SR: Too often the answer to improving the benefits system seem to be to scrap it all and start over again. This terrifies me. Whenever there is holistic reform of the benefits system people’s lives are thrown into turmoil. I think Universal Credit needs to be made to work – or if it cannot, it should be scrapped altogether and we should focus on improving what we had before.

However, we have to be careful to remember that whilst Universal Credit is a really important reform, it is far from representing the whole of the benefits system – and other parts (from the Personal Independence Payment through to Pension Credit) will not be rolled into Universal Credit and need attention.

At the same time, millions of families are still receiving benefits which will – over the coming years – become part of Universal Credit. But for now, some of these benefits are not getting the attention they need – for example, I wrote about problems with soaring Tax Credit overpayments here.

Is there the political will for this? What has the response to your book been from policymakers?

SR: At the moment I think there is a lot of attention on firefighting short-term emergencies in the benefits system –such as problems with the administration of Universal Credit.

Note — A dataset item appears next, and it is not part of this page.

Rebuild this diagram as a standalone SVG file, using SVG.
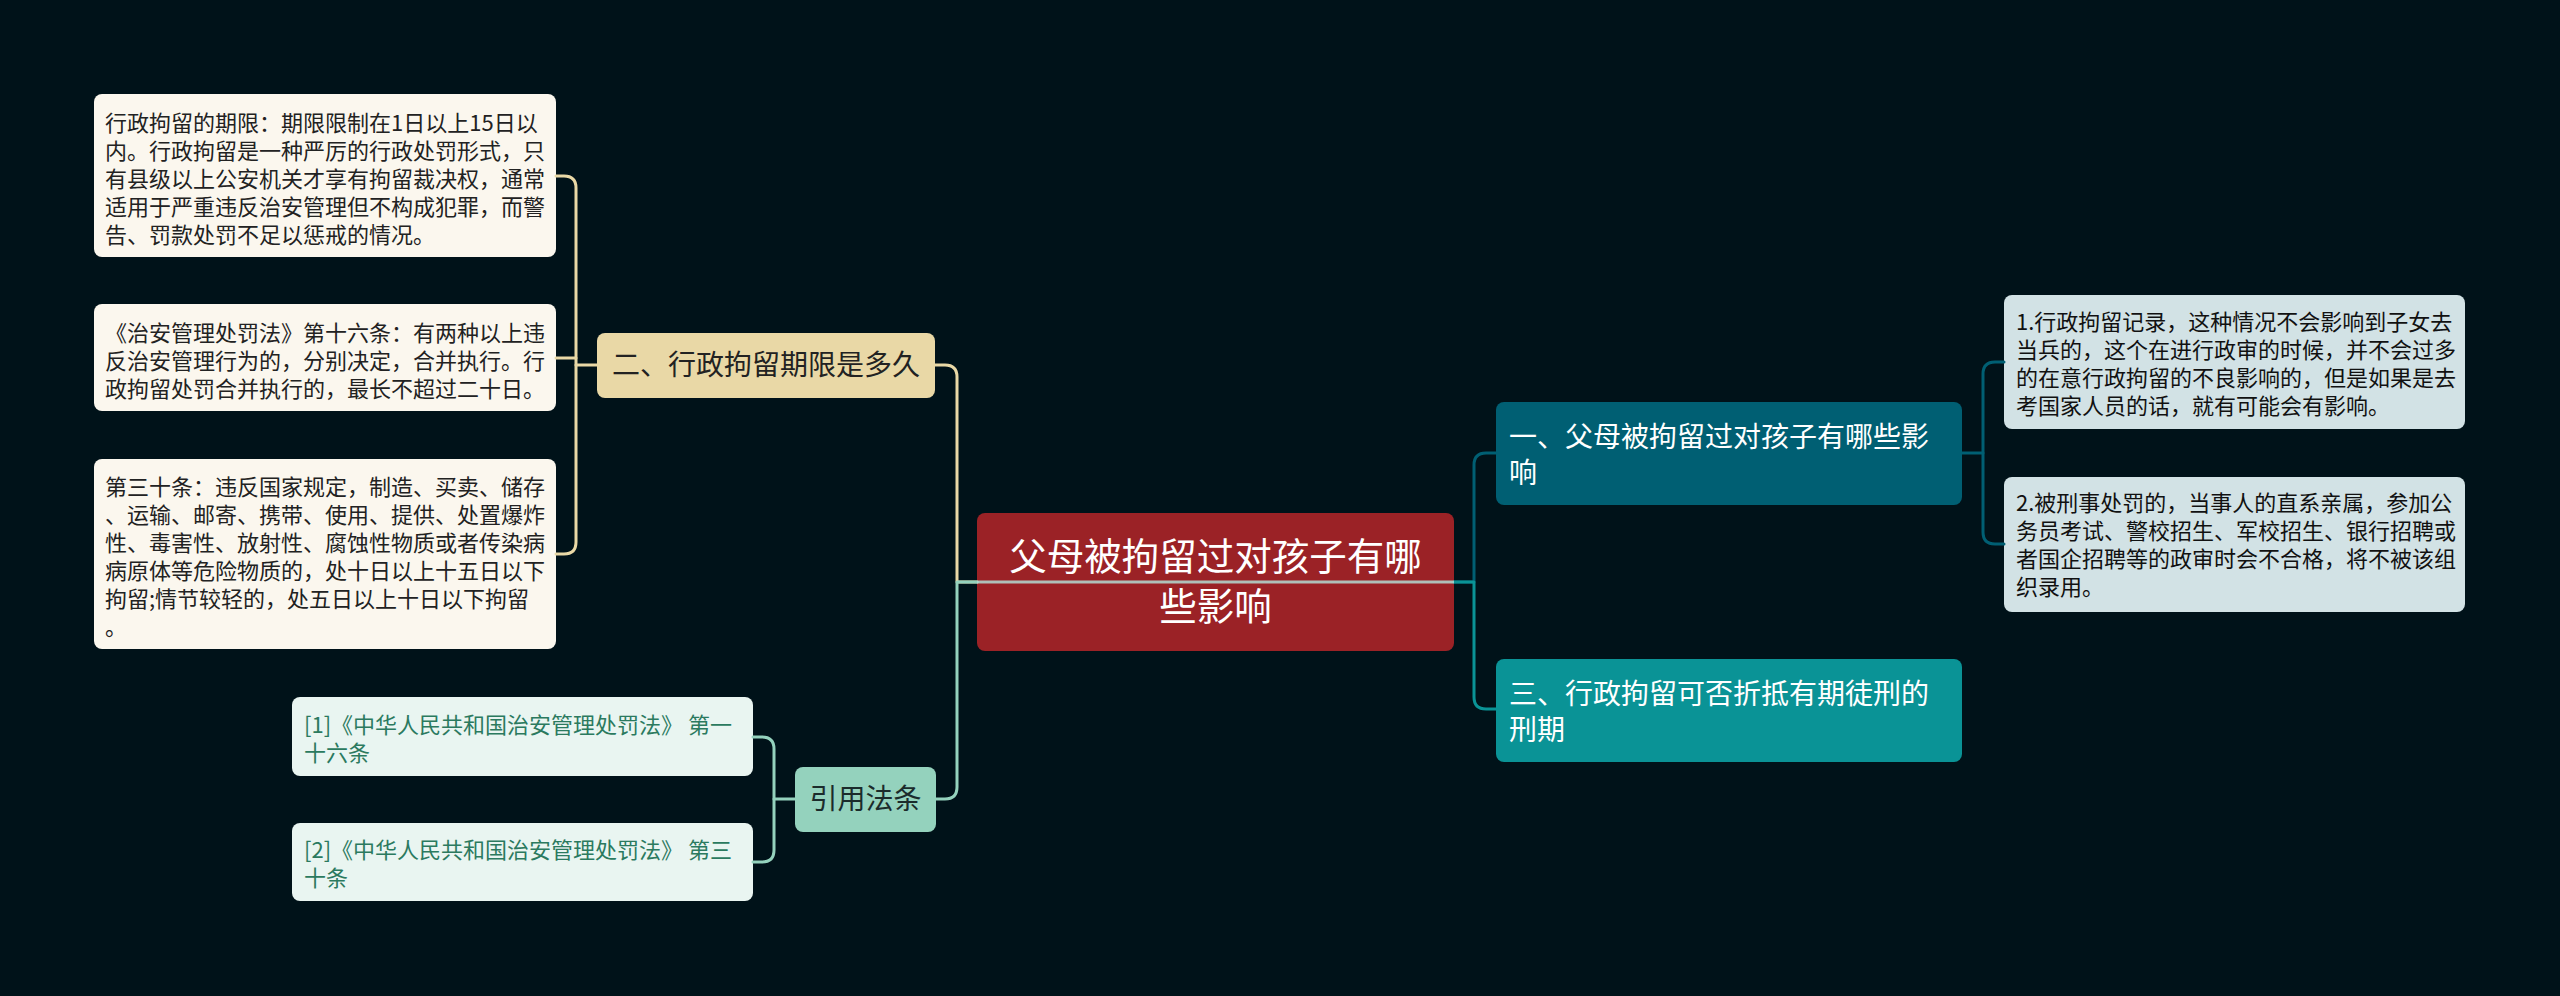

This is important, but I would like to see more thought given to developing a longer term vision for what an effective social security system needs to look like. Making sure that payments happen – and happen on time – should be the absolute bare minimum of what an effective social security system should be achieving, but I would like the aspirations of policymakers to go beyond this and to fight for a social security system that provides the keystone in a fairer, more equal society.

You mention that children are the most likely to suffer from the way Universal Credit is being implemented. Are there any simple reforms that can be made to make the system better in the short term, such as removing sanctions and the child benefit limit?

SR: Children are the most affected by a wide range of benefit cuts and this is reflected in the expectation that, by 2020, as many as five million children will be living in poverty – 1.4 million more than in 2010.

There are two main reasons for the disproportionate impact of social security changes on low-income families with children. Firstly, they are likely to be more reliant on benefit entitlements than equivalent working-age families without children, because of higher levels of need in the household. This means that benefit cuts that are not specifically targeted at families with children (such as benefit freezes, cuts to support with housing costs, the introduction of the benefit cap and so forth) are nevertheless likely to have a disproportionate impact on this group.

Second, many of the cuts that have been introduced in recent years have placed a particular emphasis on children’s benefits. These include the loss of the family element of Child Tax Credit, the two-child limit for the child element of Child Tax Credit and Universal Credit and the reduction in disability support for many families in receipt of Universal Credit.

Addressing the impact of social security cuts on children should certainly be a priority, but it will require the Government to recognise that it is right to spend a bit more money to support children in families who need it.

What changes are needed in terms of childcare support?

SR: Under Universal Credit parents can claim up to 85% of their childcare costs back through the benefit. However – worryingly – this support is provided on the basis of reclaiming childcare payments that have already been made to a provider. This leaves families with the challenge of working out how they are going to manage to cover the upfront costs of childcare in the first place before they can claim back some of these charges through Universal Credit.

A further concern in Universal Credit is the testing of what has been called “in-work conditionality” – the expectation that, even if someone is in work, they should be looking to increase their hours or pay (until they earn as much as 35 hours at the minimum wage) or else face their benefit being reduced or stopped. They may be expected to do this by increasing their pay in their existing job or by finding a new one. For parents with childcare arrangements which suit them well in their current role, this expectation may create a whole host of additional difficulties.